Market response to these reorganizations has been cautiously positive. The merger and ETF conversion are seen as aligning the firm with industry demand for liquidity and transparency. However, the transition introduces short-term uncertainty, especially around fund discounts and investor flows.

Closed-end fund investors may remain cautious until post-merger trading stabilizes. The continuation of wide discounts suggests skepticism, but opportunistic investors may view this as an attractive entry point. The monthly distribution policy of TYG adds appeal, particularly as yield-seeking behavior persists in a high-rate environment.

From a sentiment perspective, analysts view the reorganization as a pragmatic pivot rather than a growth catalyst. The key will be execution: smooth integration of TEAF into TYG, successful seeding of the TNGY ETF, and maintaining ratings agency confidence. Buy-side interest will hinge on whether Tortoise delivers competitive returns without disruption.

What should stakeholders watch in the months ahead?

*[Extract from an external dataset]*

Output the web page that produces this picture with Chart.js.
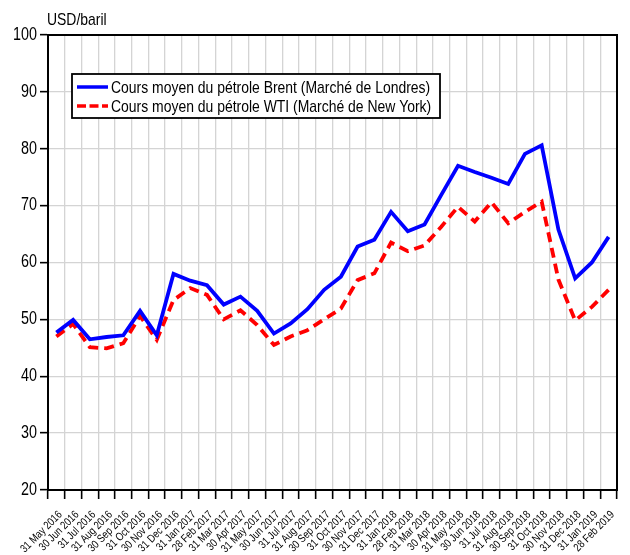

Execution milestones will dominate investor focus. The TEAF merger timeline, the ETF conversion process for TNGY, and subsequent portfolio performance will determine confidence levels. Investors will also monitor whether discounts on TYG narrow following the merger and whether the TNGY ETF can achieve meaningful scale.

Equally important is communication. Transparency and consistency will be essential in convincing both institutional allocators and retail shareholders that Tortoise has stabilized its platform. The energy sector is undergoing a pivotal transformation, with gas, power infrastructure, and electrification themes creating both opportunities and risks. By positioning itself firmly in listed energy securities, Tortoise is wagering that this segment will generate stronger cash flows and deeper investor trust than fragmented thematic ventures.

The broader lesson is that asset managers must adapt to survive. Tortoise Capital Advisors is consolidating, reorganizing, and modernizing in response to investor demand. If its execution succeeds, it could emerge leaner, stronger, and more competitive in a crowded field of infrastructure managers.